19 En Lamech nam zich twee vrouwen; de naam van de eerste was Ada, en de naam van de andere Zilla.
And Lamech married two women, one named Adah and the other Zillah.
20 En Ada baarde Jabal; deze is geweest een vader dergenen, die tenten bewoonden, en vee hadden.
Adah gave birth to Jabal; he was the father of those who dwell in tents and raise livestock.
21 En de naam zijns broeders was Jubal; deze was de vader van allen, die harpen en orgelen handelen.
And his brother’s name was Jubal; he was the father of all who play the harp and flute.
22 En Zilla baarde ook Tubal-Kain, een leermeester van allen werker in koper en ijzer; en de zuster van Tubal-Kain was Naema.
And Zillah gave birth to Tubal-cain, a forger of every implement of bronze and iron. And the sister of Tubal-cain was Naamah.
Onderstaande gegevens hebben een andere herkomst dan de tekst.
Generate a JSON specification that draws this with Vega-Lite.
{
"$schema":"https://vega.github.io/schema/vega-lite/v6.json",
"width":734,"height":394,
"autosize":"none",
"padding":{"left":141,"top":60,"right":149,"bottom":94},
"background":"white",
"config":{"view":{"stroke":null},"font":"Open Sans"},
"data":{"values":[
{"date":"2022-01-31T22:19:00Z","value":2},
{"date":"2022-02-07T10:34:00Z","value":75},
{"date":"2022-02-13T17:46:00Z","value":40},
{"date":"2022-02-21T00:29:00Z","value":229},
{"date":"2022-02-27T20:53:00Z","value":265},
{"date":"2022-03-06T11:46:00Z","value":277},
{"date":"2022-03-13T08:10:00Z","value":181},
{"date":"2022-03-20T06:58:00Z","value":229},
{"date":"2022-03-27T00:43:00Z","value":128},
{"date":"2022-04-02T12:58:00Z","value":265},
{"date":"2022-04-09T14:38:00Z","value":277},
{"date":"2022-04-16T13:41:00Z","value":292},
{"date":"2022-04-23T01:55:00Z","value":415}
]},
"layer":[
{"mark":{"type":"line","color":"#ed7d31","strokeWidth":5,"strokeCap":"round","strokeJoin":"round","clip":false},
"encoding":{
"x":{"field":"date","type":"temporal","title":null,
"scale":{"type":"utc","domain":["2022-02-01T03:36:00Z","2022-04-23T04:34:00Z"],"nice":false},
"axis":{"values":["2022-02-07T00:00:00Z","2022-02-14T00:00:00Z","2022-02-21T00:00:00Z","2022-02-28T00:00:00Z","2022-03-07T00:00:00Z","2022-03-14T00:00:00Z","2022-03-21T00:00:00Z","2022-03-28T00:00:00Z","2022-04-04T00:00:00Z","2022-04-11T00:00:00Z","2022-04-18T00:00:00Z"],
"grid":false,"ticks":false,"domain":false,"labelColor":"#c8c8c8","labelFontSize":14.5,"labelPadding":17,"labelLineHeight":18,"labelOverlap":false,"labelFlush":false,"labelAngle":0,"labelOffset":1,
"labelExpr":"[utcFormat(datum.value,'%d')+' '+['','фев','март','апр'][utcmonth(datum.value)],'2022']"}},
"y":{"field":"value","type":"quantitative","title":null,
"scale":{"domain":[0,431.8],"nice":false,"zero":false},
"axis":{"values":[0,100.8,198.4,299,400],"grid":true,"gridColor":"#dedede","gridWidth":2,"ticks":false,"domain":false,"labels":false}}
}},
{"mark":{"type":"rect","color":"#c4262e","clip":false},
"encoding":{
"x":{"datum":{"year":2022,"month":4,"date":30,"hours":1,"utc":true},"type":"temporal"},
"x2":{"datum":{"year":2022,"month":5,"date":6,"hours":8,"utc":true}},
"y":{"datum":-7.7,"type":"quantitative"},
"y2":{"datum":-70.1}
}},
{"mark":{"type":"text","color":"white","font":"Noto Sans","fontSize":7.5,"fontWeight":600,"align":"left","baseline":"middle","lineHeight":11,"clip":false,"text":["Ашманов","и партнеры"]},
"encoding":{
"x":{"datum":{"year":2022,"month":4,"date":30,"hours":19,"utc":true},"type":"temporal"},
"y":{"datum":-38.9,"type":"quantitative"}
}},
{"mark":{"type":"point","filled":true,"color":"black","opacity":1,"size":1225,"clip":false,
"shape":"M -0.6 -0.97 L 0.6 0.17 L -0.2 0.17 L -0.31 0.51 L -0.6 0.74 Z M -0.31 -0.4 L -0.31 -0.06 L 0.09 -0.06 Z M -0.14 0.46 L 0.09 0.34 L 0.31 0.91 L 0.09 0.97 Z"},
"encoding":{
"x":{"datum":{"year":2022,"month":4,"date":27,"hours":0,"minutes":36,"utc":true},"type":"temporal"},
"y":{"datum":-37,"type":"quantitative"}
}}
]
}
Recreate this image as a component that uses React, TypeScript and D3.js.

23 En Lamech zeide tot zijn vrouwen Ada en Zilla: Hoort mijn stem, gij vrouwen van Lamech! neemt ter ore mijn rede! Voorwaar, ik sloeg wel een man dood, om mijn wonde, en een jongeling, om mijn buile!
Then Lamech said to his wives: “Adah and Zillah, hear my voice; wives of Lamech, listen to my speech. For I have slain a man for wounding me, a young man for striking me.
24 Want Kain zal zevenvoudig gewroken worden, maar Lamech zeventigmaal zevenmaal.
If Cain is avenged sevenfold, then Lamech seventy-sevenfold.”
25 En Adam bekende wederom zijn huisvrouw, en zij baarde een zoon, en zij noemde zijn naam Seth; want God heeft mij, sprak zij, een ander zaad gezet voor Habel; want Kain heeft hem doodgeslagen.
And Adam again had relations with his wife, and she gave birth to a son and named him Seth, saying, “God has granted me another seed in place of Abel, since Cain killed him.”
26 En denzelven Seth werd ook een zoon geboren, en hij noemde zijn naam Enos. Toen begon men den Naam des HEEREN aan te roepen.
And to Seth also a son was born, and he called him Enosh. At that time men began to call upon the name of the LORD.